VOD film review: Lincoln
Daniel Day Lewis10
Ivan Radford | On 09, Jun 2013
Director: Steven Spielberg
Cast: Daniel Day-Lewis, Tommy Lee Jones, Sally Field
Watch Lincoln online in the UK: Prime Video (Buy/Rent) / iTunes / TalkTalk TV / Google Play
When it comes to Steven Spielberg, his produce comes in two varieties: with cheese and without cheese. Saving Private Ryan, with cheese. Duel, without.
As the years have slipped by, Steven’s Spielbergers seem to have more and more of the yellow stuff poured on them. War Horse was served with thick, artery-clogging dairy that drowned the poor thing – a far cry from the lean, tough-to-swallow Munich or gritty texture of Minority Report.
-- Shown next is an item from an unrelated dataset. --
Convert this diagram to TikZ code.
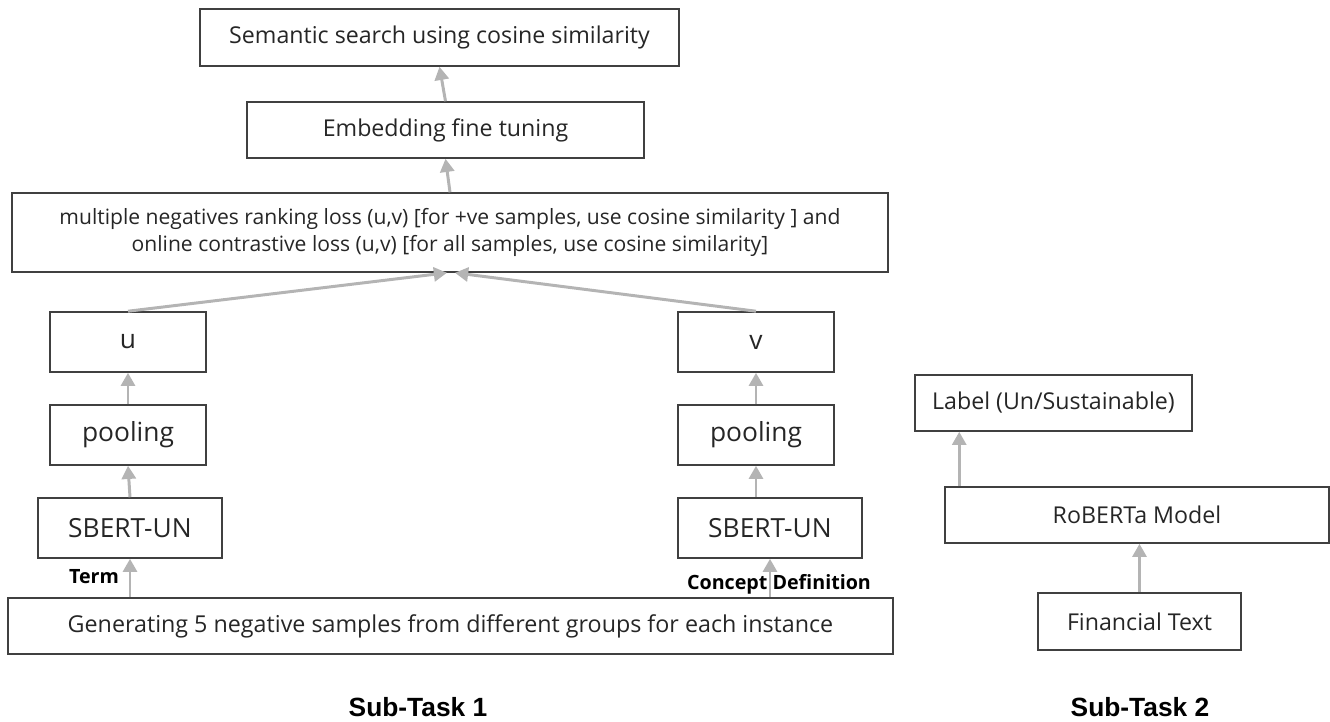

A biopic of Abraham Lincoln, then, already had a spot marked out on the cheese shelf, but Spielberg latest creation is surprisingly light on the lactose. It’s a simple cut of well-aged beef, served up with no cheese at all.
It helps that Spielberg’s recipe discards most of the usual biopic ingredients, trimming the fat of his whole life story and focusing on the President’s efforts in 1865 to pass the 13th Amendment and abolish slavery.
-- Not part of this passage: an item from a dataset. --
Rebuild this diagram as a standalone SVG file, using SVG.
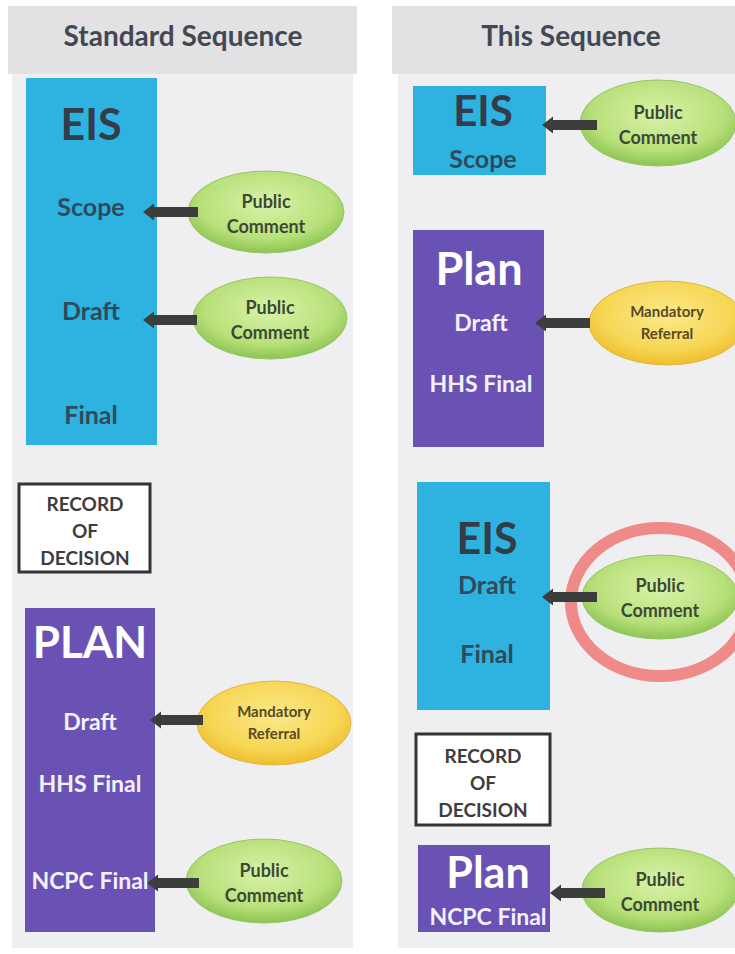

The bulk of the recipe? Daniel Day-Lewis. Or at least, it says Daniel Day-Lewis on the menu, but any trace of him is nowhere to be seen: from his ungainly walk, lolloping around the office, to his unexpectedly soft voice, it’s like Spielberg reanimated Abraham Lincoln’s corpse and served him up on screen – a far more scandalous source of meat than horses from Romania.
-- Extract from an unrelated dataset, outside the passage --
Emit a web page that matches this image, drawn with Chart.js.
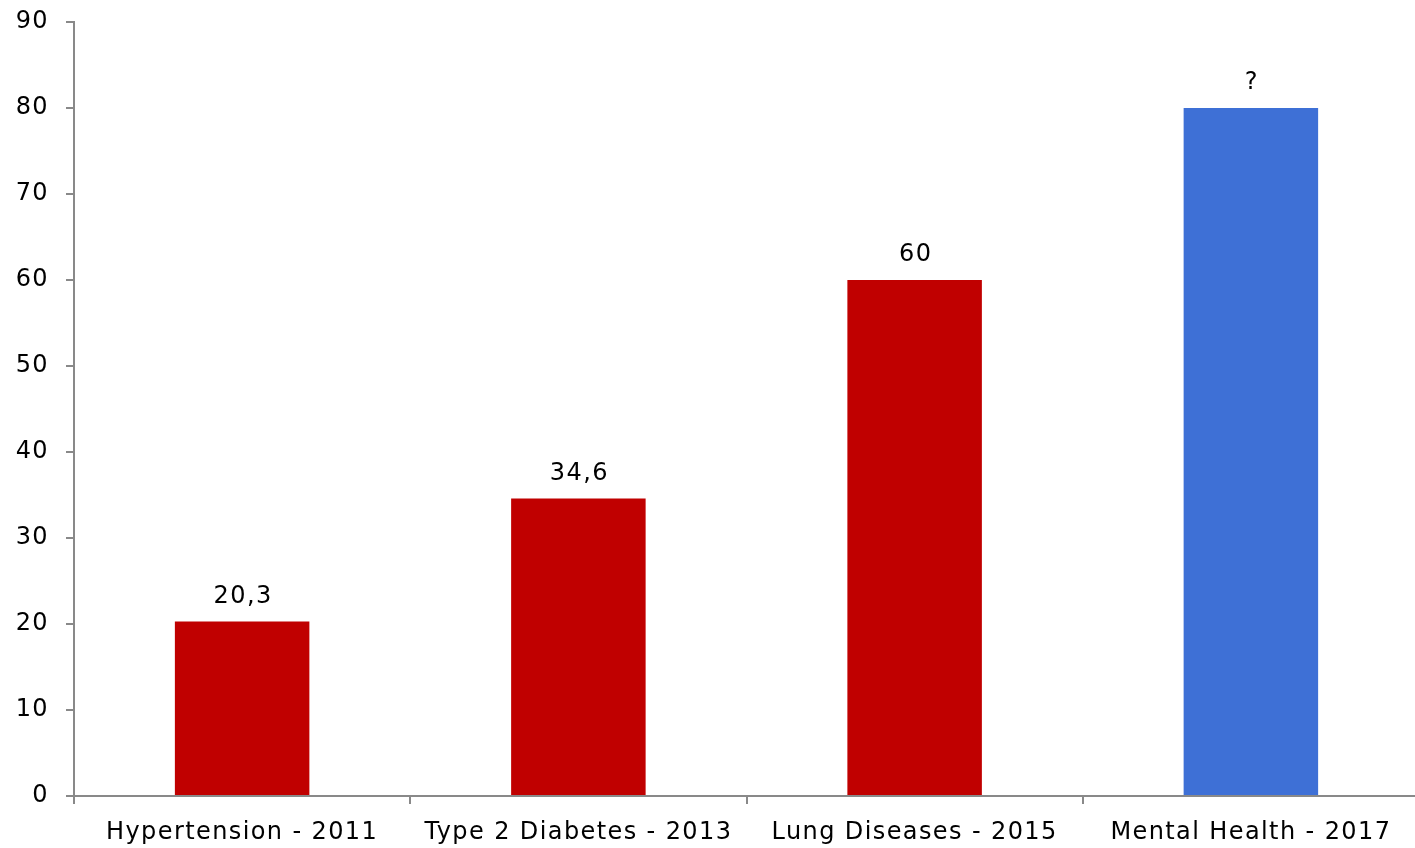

Spielberg keeps the camera movements to a minimum, soaking his celluloid in Day-Lewis’ juices and letting it marinade for hours. The slow-cooked production takes a long time to digest, but Spielberg is a seasoned chef, peppering the dish with flawless costume and set design.
Some of the side orders are over-powering – Sally Field’s performance is a tad ripe – while the hasty inclusion of Joseph Gordon-Levitt leaves the plate a little crowded, but Lincoln is a meaty Spielberger that satisfies the appetite. Forget your McDonald’s biopics and Burger King Oscar-bait. This is the kind of morsel you’d expect to be served at Byron.
A mature cut of steak, Steven serves it up like all of his best Spielbergers: without cheese. And topped with a novelty hat and beard.